I swear, one of these days I may run out of ways to call this guy a douche. Not today…but one of these days.

Friday

Highway to the Douchebag Zone

"Democratic" Senator Joe Lieberman debated his primary opponent last night at the same time CNN aired an interview Dubya and the missus did with Larry King. Salon asks an important question – can anyone tell the two douchebags apart? Let's look at some of their quotes:


1. "The decision to remove Saddam Hussein was the right decision and I'm absolutely convinced it was."


2. "And I believe it was the right thing for us to overthrow Saddam Hussein."


3. "Things don't happen quickly when it comes to helping a nation go from a tyranny to a democracy. But the Iraqi people were given a chance to vote and they did overwhelmingly. And now we're working with a new unity government, to help succeed.


4. "The situation in Iraq is a lot better, different than it was a year ago. The Iraqis held three elections. They formed a unity government. They are on the way to building a free and independent Iraq. Their military -- two-thirds of their military is now ready, on their own, to lead the fight with some logistical backing from the U.S. or stand up on their own totally. That's progress."


5. "I'd rather be judged as solving problems and being correct, rather than being popular."


6. "And I have asked [the people] to respect me for having the guts to take an unpopular political position."


7. "We will succeed in Iraq, unless we decide to quit."


8. " . . . we have a choice. And that choice is between helping the Iraqis achieve a free and independent Iraq or abandoning them and letting the terrorists take over."


So which one is George Bush, and which one is the one who proclaims himself "not George Bush"? The Republican president is responsible for statements 1, 3, 5 and 7. The Democrat senator -- for now -- can take credit for 2, 4, 6 and 8.


At least Lieberman didn't come out for the debate dressed in a flight suit and declaring "mission accomplished"…but why do I still get the feeling that he fashions himself Iceman to Dubya's Maverick?

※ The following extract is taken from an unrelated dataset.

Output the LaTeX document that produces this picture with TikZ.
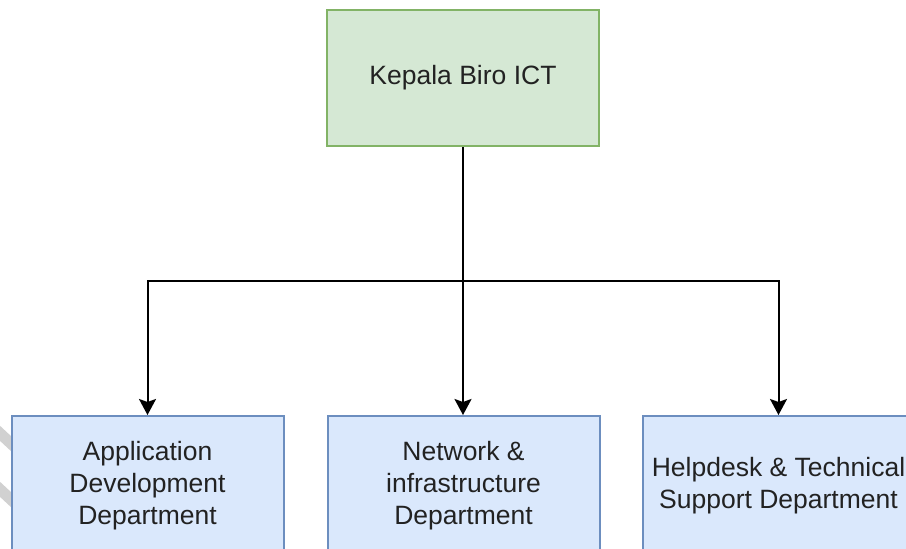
\documentclass[tikz,border=0pt]{standalone}
\usepackage{fontspec}
\setmainfont{Liberation Sans}
\usetikzlibrary{arrows.meta}
\definecolor{gfill}{HTML}{D5E8D4}
\definecolor{gline}{HTML}{82B366}
\definecolor{bfill}{HTML}{DAE8FC}
\definecolor{bline}{HTML}{6C8EBF}
\definecolor{txt}{HTML}{222222}
\tikzset{
  box/.style={rectangle, line width=2pt, inner sep=0pt, align=center,
    text=txt, font=\fontsize{26.5}{32}\selectfont, minimum width=272pt},
  greenbox/.style={box, draw=gline, fill=gfill, minimum height=136pt},
  bluebox/.style={box, draw=bline, fill=bfill, minimum height=140pt},
  conn/.style={line width=2pt, -{Stealth[width=17pt,length=16pt,inset=3pt]}},
  mark stroke/.style={line width=11pt, draw=black!18}
}
\begin{document}
\begin{tikzpicture}[x=1pt,y=-1pt]
\useasboundingbox (0,0) rectangle (906,549);
\clip (0,0) rectangle (906,549);
\fill[white] (0,0) rectangle (906,549);
% faint background strokes
\draw[mark stroke] (-10,424) -- (20,452);
\draw[mark stroke] (-10,480) -- (20,508);
\node[greenbox] (boss) at (463,78) {Kepala Biro ICT};
\node[bluebox] (app) at (147.5,486) {Application\\Development\\Department};
\node[bluebox] (net) at (463.5,486) {Network \&\\infrastructure\\Department};
\node[bluebox] (help) at (778.5,486) {Helpdesk \& Technical\\Support Department};
\coordinate (j) at (463,281);
\draw[conn] (boss.south) -- (boss.south |- net.north);
\draw[conn] (j) -| (app.north);
\draw[conn] (j) -| (help.north);
\end{tikzpicture}
\end{document}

Lieberman: You can be my wingman anytime, Georgie.

Bush: Bullshit! You can be mine, Joey.

Lieberman: Let's make out.

Bush: OK. Want a reach-around?


What? Am I the only one who saw Brokeback Squadron?

Wednesday

How can you have any pudding if you don’t eat your meat?

Finally, we have a definitive answer about why the Bush administration seems intent on smokescreens instead of addressing issues close to the hearts and minds of the American public: somebody stole his PB&J.


Monday's New York Times reports a disturbing tale of a senator who didn't keep his word…and the president who can't think about anything important because he wants him some deep fried turkey:


The jelling of the McCain-Bush relationship has included a series of gestures, some odd, on both sides. When Mr. McCain visited Mr. Bush at his ranch in Texas during the 2004 presidential campaign, he suggested to the president that he try cooking turkey with a turkey fryer, promising to rustle one up for him. Mr. McCain apparently forgot the promise until White House aides started calling Mr. McCain's office, saying the president was still waiting for his turkey fryer.


This would not have been such an egregious slight, if not for another McCain culinary insult originally reported by Newsweek in November 2000:


Aboard Bush's plane, [John] McCain's chief strategist, John Weaver, had--without thinking--pulled a peanut-butter-and-jelly sandwich off the snack cart and eaten it. Bush came aboard the plane and asked the flight attendant for his PB&J. She had to tell him it was gone. "It's gone?" Bush said, disbelieving and suddenly angry. "Who ate my peanut-butter-and-jelly sandwich?" After a minute Weaver impishly raised his hand. "I did," he said. "Fine," said Bush. "Don't eat any more of his food," McCain cracked, sotto voce. A few people chuckled, and Bush returned to his seat to pout.


Jeez, McCain – why don't you just steal the guy's juice box too, you big bully. Who knew that the senator had so much in common with a P.S . 54 OD (that's "original douchebag")? And will the theft of his favorite, peanut buttery lunch doom Dubya's presidency the way it fractured the reign of a certain 1987 Sharing Club chief executive?



And yes, only one person in the world knows what I'm talking about. What can I say? I play to a very limited constituency.